Savills

Research article

Housebuilding and development

The future of housebuilding  

Although it will take years for housing delivery to return to pre-pandemic levels, affordable housing and Build to Rent are expected to make up a greater share of housing delivery over the next five years, says Emily Williams.


 



In the year to March 2021, England’s housing delivery fell by 15%. The new Affordable Homes Programme and rising Build to Rent (BtR) investment will help fuel the recovery, but we predict housing delivery will fall again in 2021/22 and only return to pre-pandemic levels in 2025/26.

 

You can only finish what you’ve started

The fall in housing supply through 2021 and 2022 is largely down to construction timings. While housing completions fell by 15% in 2020/21, starts were down 25% year on year. That smaller pipeline of homes under construction means we’ll see fewer homes completed in the coming year.

This adds to a trend that emerged long before Covid-19. The number of homes under construction had been falling since the beginning of 2019, as completion numbers overtook starts. Housing delivery must naturally fall as a result. But why are housebuilders starting work on fewer homes?

 

Bye-bye, Help to Buy

One reason could be that housebuilders were preparing for a drop in demand as the Government introduced tighter restrictions on the Help to Buy (HtB) scheme in April 2021. Through 2019, Savills land agency colleagues reported growing demand for smaller sites that could be completed before the HtB restrictions came into place. With the scheme due to end entirely in 2023, housebuilders may be more hesitant to commit to larger sites.

Another reason for falling starts may be that we don’t have enough land with planning permission in the right places. Our analysis shows the average planning permission is getting bigger, which means sites gaining consent now will take longer to deliver. It also shows permissions are skewed to areas with lower housing demand, with land availability stubbornly low in the markets where affordability pressures are greatest. 

The withdrawal of government support and the challenge of building out homes on larger sites mean we expect affordable housing and BtR to make up a greater share of housing delivery over the next five years.

Diversity of tenure

The 2021-26 Affordable Homes Programme commits £12 billion in funding to deliver 180,000 homes over the next five years. We also have growing demand from investors through for-profit social housing providers, greater development capacity from local authorities, and commitment from housing associations to keep investing in new homes.

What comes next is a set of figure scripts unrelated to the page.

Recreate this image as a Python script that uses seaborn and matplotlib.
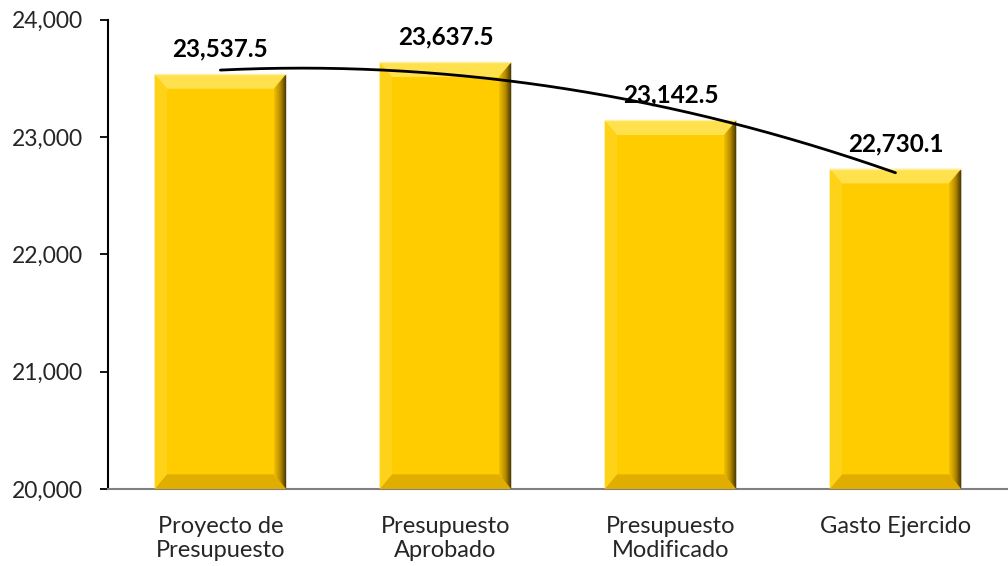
import numpy as np
import pandas as pd
import seaborn as sns
import matplotlib.pyplot as plt
from matplotlib.patches import Polygon
from matplotlib.ticker import FuncFormatter

categorias = ['Proyecto de\nPresupuesto', 'Presupuesto\nAprobado', 'Presupuesto\nModificado', 'Gasto Ejercido']
valores = [23537.5, 23637.5, 23142.5, 22730.1]
etiquetas = ['23,537.5', '23,637.5', '23,142.5', '22,730.1']

sns.set_style('white')
plt.rcParams['font.family'] = ['Lato', 'DejaVu Sans']

df = pd.DataFrame({'cat': categorias, 'val': valores})

fig = plt.figure(figsize=(10.08, 5.66), dpi=100)
ax = fig.add_axes([0.107, 0.136, 0.893, 0.829])

sns.barplot(data=df, x='cat', y='val', color='#FFCC00', width=0.585,
            saturation=1, ax=ax, zorder=2)
ax.set_ylim(20000, 24000)
ax.set_xlim(-0.5, 3.5)

# bisel de las barras
bx = 0.055
by = 125
cmap = plt.matplotlib.colors.LinearSegmentedColormap.from_list(
    'bisel', ['#F2C000', '#B58A00', '#3A2C00'])
for p in ax.patches:
    x0, y0 = p.get_x(), 20000
    x1, y1 = p.get_x() + p.get_width(), p.get_height()
    ax.add_patch(Polygon([[x0, y1], [x1, y1], [x1 - bx, y1 - by], [x0 + bx, y1 - by]],
                         closed=True, color='#FFE14D', zorder=3, lw=0))
    ax.add_patch(Polygon([[x0, y0], [x1, y0], [x1 - bx, y0 + by], [x0 + bx, y0 + by]],
                         closed=True, color='#E0AE00', zorder=3, lw=0))
    ax.add_patch(Polygon([[x0, y0], [x0 + bx, y0 + by], [x0 + bx, y1 - by], [x0, y1]],
                         closed=True, color='#FFD21A', zorder=3, lw=0))
    right = Polygon([[x1, y0], [x1 - bx, y0 + by], [x1 - bx, y1 - by], [x1, y1]],
                    closed=True, color='none', zorder=3, lw=0)
    ax.add_patch(right)
    grad = np.linspace(0, 1, 64).reshape(1, -1)
    im = ax.imshow(grad, extent=[x1 - bx, x1, y0, y1], aspect='auto',
                   cmap=cmap, zorder=3, interpolation='bilinear')
    im.set_clip_path(right)
    ax.plot([x0, x1], [y1, y1], color='#FFF0A0', lw=1, zorder=4)

ax.set_xlim(-0.5, 3.5)
ax.set_ylim(20000, 24000)

# linea de tendencia polinomica
xs = np.arange(len(valores))
coef = np.polyfit(xs, valores, 2)
xx = np.linspace(0, 3, 200)
ax.plot(xx, np.polyval(coef, xx), color='black', lw=2, zorder=5)

for i, (v, t) in enumerate(zip(valores, etiquetas)):
    ax.text(i, v + 150, t, ha='center', va='baseline', fontsize=17.5,
            fontweight='bold', color='black', zorder=6)

ax.set_yticks([20000, 21000, 22000, 23000, 24000])
ax.yaxis.set_major_formatter(FuncFormatter(lambda v, _: f'{v:,.0f}'))
ax.tick_params(axis='y', left=True, length=6, width=1.3, color='black',
               labelsize=16.5, pad=12)
ax.tick_params(axis='x', bottom=False, labelsize=17, pad=16)
for lbl in ax.get_xticklabels():
    lbl.set_linespacing(1.15)
ax.set_xlabel('')
ax.set_ylabel('')

for s in ['top', 'right']:
    ax.spines[s].set_visible(False)
ax.spines['left'].set_color('black')
ax.spines['left'].set_linewidth(1.5)
ax.spines['bottom'].set_color('#808080')
ax.spines['bottom'].set_linewidth(1.5)

fig.savefig('out.png', dpi=100)
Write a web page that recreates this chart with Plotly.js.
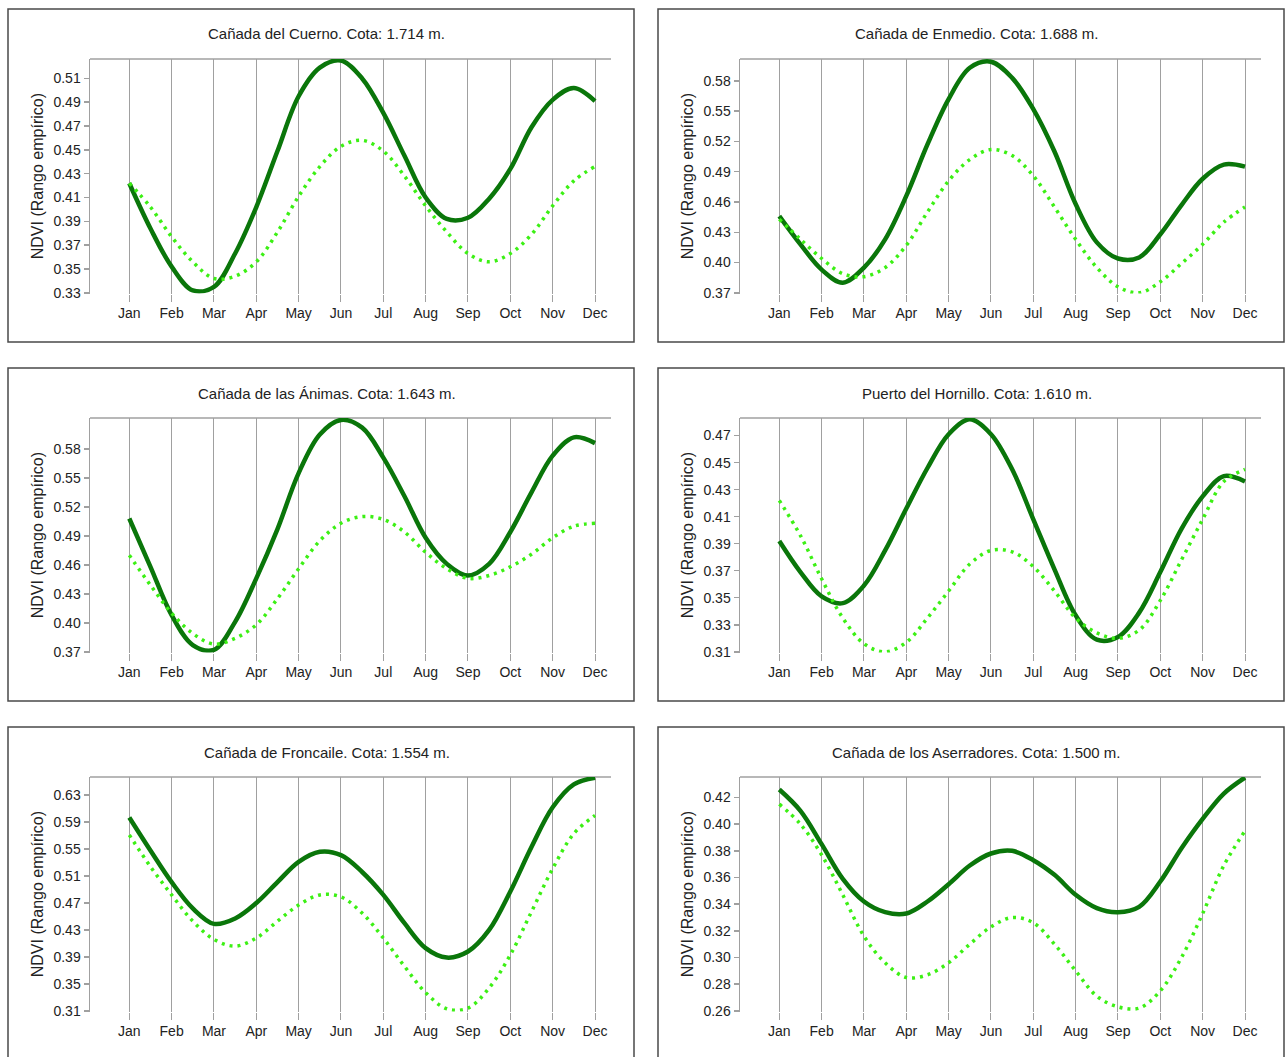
<!DOCTYPE html>
<html>
<head>
<meta charset="utf-8">
<script src="https://cdn.plot.ly/plotly-3.0.1.min.js"></script>
<style>html,body{margin:0;padding:0;background:#fff;}#chart{width:1285px;height:1057px;}</style>
</head>
<body>
<div id="chart"></div>
<script>
// ---- data ----
const months = ['Jan','Feb','Mar','Apr','May','Jun','Jul','Aug','Sep','Oct','Nov','Dec'];
const monthTicks = [1,2,3,4,5,6,7,8,9,10,11,12];
const xPos = [1,1.5,2,2.5,3,3.5,4,4.5,5,5.5,6,6.5,7,7.5,8,8.5,9,9.5,10,10.5,11,11.5,12];

const titles = [
  'Cañada del Cuerno. Cota: 1.714 m.',
  'Cañada de Enmedio. Cota: 1.688 m.',
  'Cañada de las Ánimas. Cota: 1.643 m.',
  'Puerto del Hornillo. Cota: 1.610 m.',
  'Cañada de Froncaile. Cota: 1.554 m.',
  'Cañada de los Aserradores. Cota: 1.500 m.'
];
const yTitle = 'NDVI (Rango empírico)';

const cuernoSolid  = [0.422,0.384,0.352,0.332,0.335,0.363,0.402,0.449,0.495,0.519,0.525,0.510,0.481,0.445,0.410,0.392,0.393,0.409,0.434,0.469,0.492,0.502,0.491];
const cuernoDotted = [0.422,0.402,0.377,0.356,0.342,0.344,0.356,0.381,0.411,0.436,0.453,0.458,0.449,0.428,0.403,0.381,0.363,0.356,0.363,0.379,0.403,0.424,0.436];
const cuernoTicks  = [0.33,0.35,0.37,0.39,0.41,0.43,0.45,0.47,0.49,0.51];

const enmedioSolid  = [0.446,0.418,0.393,0.380,0.395,0.423,0.466,0.517,0.562,0.593,0.599,0.583,0.552,0.510,0.458,0.420,0.404,0.405,0.428,0.457,0.483,0.497,0.495];
const enmedioDotted = [0.443,0.423,0.404,0.389,0.386,0.395,0.417,0.450,0.481,0.502,0.512,0.506,0.486,0.455,0.423,0.395,0.376,0.370,0.381,0.399,0.418,0.440,0.455];
const enmedioTicks  = [0.37,0.40,0.43,0.46,0.49,0.52,0.55,0.58];

const animasSolid  = [0.508,0.458,0.408,0.377,0.372,0.401,0.446,0.497,0.555,0.595,0.610,0.602,0.571,0.531,0.488,0.461,0.449,0.461,0.494,0.535,0.573,0.592,0.586];
const animasDotted = [0.470,0.439,0.410,0.389,0.378,0.384,0.398,0.425,0.456,0.485,0.503,0.510,0.507,0.494,0.473,0.456,0.446,0.449,0.458,0.471,0.488,0.500,0.503];
const animasTicks  = [0.37,0.40,0.43,0.46,0.49,0.52,0.55,0.58];

const hornilloSolid  = [0.392,0.369,0.351,0.346,0.359,0.385,0.416,0.446,0.471,0.482,0.471,0.445,0.408,0.371,0.337,0.319,0.321,0.339,0.369,0.401,0.425,0.440,0.436];
const hornilloDotted = [0.422,0.396,0.364,0.335,0.316,0.310,0.317,0.335,0.355,0.375,0.385,0.384,0.373,0.355,0.335,0.324,0.320,0.326,0.348,0.378,0.408,0.436,0.445];
const hornilloTicks  = [0.31,0.33,0.35,0.37,0.39,0.41,0.43,0.45,0.47];

const froncaileSolid  = [0.597,0.548,0.501,0.462,0.439,0.447,0.470,0.501,0.531,0.546,0.541,0.516,0.482,0.440,0.403,0.389,0.398,0.430,0.487,0.553,0.612,0.646,0.656];
const froncaileDotted = [0.571,0.524,0.482,0.443,0.416,0.406,0.418,0.443,0.467,0.482,0.479,0.455,0.418,0.376,0.337,0.313,0.314,0.344,0.393,0.457,0.521,0.573,0.600];
const froncaileTicks  = [0.31,0.35,0.39,0.43,0.47,0.51,0.55,0.59,0.63];

const aserradoresSolid  = [0.426,0.410,0.385,0.359,0.342,0.334,0.333,0.342,0.355,0.369,0.378,0.380,0.373,0.362,0.347,0.337,0.334,0.338,0.357,0.382,0.404,0.423,0.435];
const aserradoresDotted = [0.415,0.400,0.377,0.347,0.316,0.296,0.285,0.287,0.296,0.310,0.323,0.330,0.326,0.310,0.290,0.271,0.263,0.262,0.275,0.300,0.333,0.369,0.395];
const aserradoresTicks  = [0.26,0.28,0.30,0.32,0.34,0.36,0.38,0.40,0.42];

// ---- build ----
const panels = [
  {solid: cuernoSolid, dotted: cuernoDotted, ticks: cuernoTicks, top: 0.5263},
  {solid: enmedioSolid, dotted: enmedioDotted, ticks: enmedioTicks, top: 0.6017},
  {solid: animasSolid, dotted: animasDotted, ticks: animasTicks, top: 0.612},
  {solid: hornilloSolid, dotted: hornilloDotted, ticks: hornilloTicks, top: 0.483},
  {solid: froncaileSolid, dotted: froncaileDotted, ticks: froncaileTicks, top: 0.657},
  {solid: aserradoresSolid, dotted: aserradoresDotted, ticks: aserradoresTicks, top: 0.4354}
];

const W = 1285, H = 1057;
const GRAY = '#a0a0a0';
const FONT = 'Liberation Sans, Arial, sans-serif';
const data = [];
const layout = {
  width: W, height: H,
  margin: {l:0, r:0, t:0, b:0},
  paper_bgcolor: '#ffffff',
  plot_bgcolor: 'rgba(0,0,0,0)',
  showlegend: false,
  font: {family: FONT, size: 14, color: '#222'},
  shapes: [],
  annotations: []
};

panels.forEach((p, i) => {
  const col = i % 2, row = Math.floor(i / 2);
  const n = i + 1;
  const xa = 'x' + (n === 1 ? '' : n), ya = 'y' + (n === 1 ? '' : n);
  const left = 90 + 650 * col, right = 611 + 650 * col;
  const top = 59 + 359 * row, bottom = 293.5 + 359 * row;

  data.push({
    x: xPos, y: p.solid, xaxis: xa, yaxis: ya, type: 'scatter', mode: 'lines',
    line: {color: '#0a760a', width: 4.5, shape: 'spline', smoothing: 1},
    hoverinfo: 'skip'
  });
  data.push({
    x: xPos, y: p.dotted, xaxis: xa, yaxis: ya, type: 'scatter', mode: 'lines',
    line: {color: '#3cf014', width: 3.5, dash: '3px,5px', shape: 'spline', smoothing: 1},
    hoverinfo: 'skip'
  });

  const lo = p.ticks[0] - (p.top - p.ticks[0]) * 0.003;
  layout['xaxis' + (n === 1 ? '' : n)] = {
    domain: [left / W, right / W],
    anchor: ya,
    range: [0.072, 12.378],
    tickvals: monthTicks, ticktext: months,
    showgrid: true, gridcolor: GRAY, gridwidth: 1,
    ticks: 'outside', ticklen: 7, tickcolor: GRAY, tickwidth: 1,
    showline: false, zeroline: false,
    tickfont: {family: FONT, size: 14, color: '#222'},
    fixedrange: true
  };
  layout['yaxis' + (n === 1 ? '' : n)] = {
    domain: [1 - bottom / H, 1 - top / H],
    anchor: xa,
    range: [lo, p.top],
    tickvals: p.ticks, tickformat: '.2f',
    showgrid: false, zeroline: false,
    showline: true, linecolor: GRAY, linewidth: 1.5,
    ticks: 'outside', ticklen: 5, tickcolor: GRAY, tickwidth: 1.5,
    tickfont: {family: FONT, size: 14, color: '#222'},
    fixedrange: true
  };

  // panel frame
  layout.shapes.push({
    type: 'rect', xref: 'paper', yref: 'paper', layer: 'below',
    x0: (8 + 650 * col) / W, x1: (634 + 650 * col) / W,
    y0: 1 - (342 + 359 * row) / H, y1: 1 - (9 + 359 * row) / H,
    line: {color: '#4a4a4a', width: 1.5}, fillcolor: 'rgba(0,0,0,0)'
  });
  // top line of the plot area
  layout.shapes.push({
    type: 'line', xref: 'paper', yref: 'paper', layer: 'below',
    x0: left / W, x1: right / W, y0: 1 - top / H, y1: 1 - top / H,
    line: {color: GRAY, width: 1.5}
  });
  // panel title
  layout.annotations.push({
    xref: 'paper', yref: 'paper', x: (326.5 + 650 * col) / W, y: 1 - (34 + 359 * row) / H,
    xanchor: 'center', yanchor: 'middle', showarrow: false,
    text: titles[i], font: {family: FONT, size: 15, color: '#222'}
  });
  // y axis title
  layout.annotations.push({
    xref: 'paper', yref: 'paper', x: (37 + 650 * col) / W, y: 1 - ((top + bottom) / 2) / H,
    xanchor: 'center', yanchor: 'middle', showarrow: false, textangle: -90,
    text: yTitle, font: {family: FONT, size: 16, color: '#222'}
  });
});

Plotly.newPlot('chart', data, layout, {displayModeBar: false, staticPlot: true});
</script>
</body>
</html>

While we expect fewer affordable homes from developer contributions over the next five years, we still expect an average of 60,000 new affordable homes to complete each year until 2026.

We also expect large institutional investors to back the delivery of more homes for private rent. The number of homes built specifically for the private rental market doubled between 2016/17 and 2019/20, from around 7,000 to 14,000 completions. With rising investor demand for homes in suburban and town locations, we believe delivery could more than double again to 30,000 annual BtR completions by 2025/26.

Reaching new heights?

Developers are also facing the possibility of significant shifts in housebuilding policy. In recent years, the Government has given the housebuilding industry a clear target of building 300,000 homes a year, and focused interventions on ensuring that the planning system is responding to the market to deliver into high-demand areas. Housing affordability has been used as a key indicator for places that need higher volumes of new homes.

However, the appointment of Michael Gove as Secretary of State for Levelling Up, Housing and Communities appears to be signalling a shift in government thinking. At the Conservative Party Conference, Gove mentioned that “focus [for housebuilding] shouldn’t necessarily be geographically where it’s been before”, instead focusing on the Midlands and North of England as part of the wider levelling-up agenda.

While the Government so far remains committed to the 300,000 homes target, it is unclear how this level of development can be achieved if planning policy is not aligned with market signals.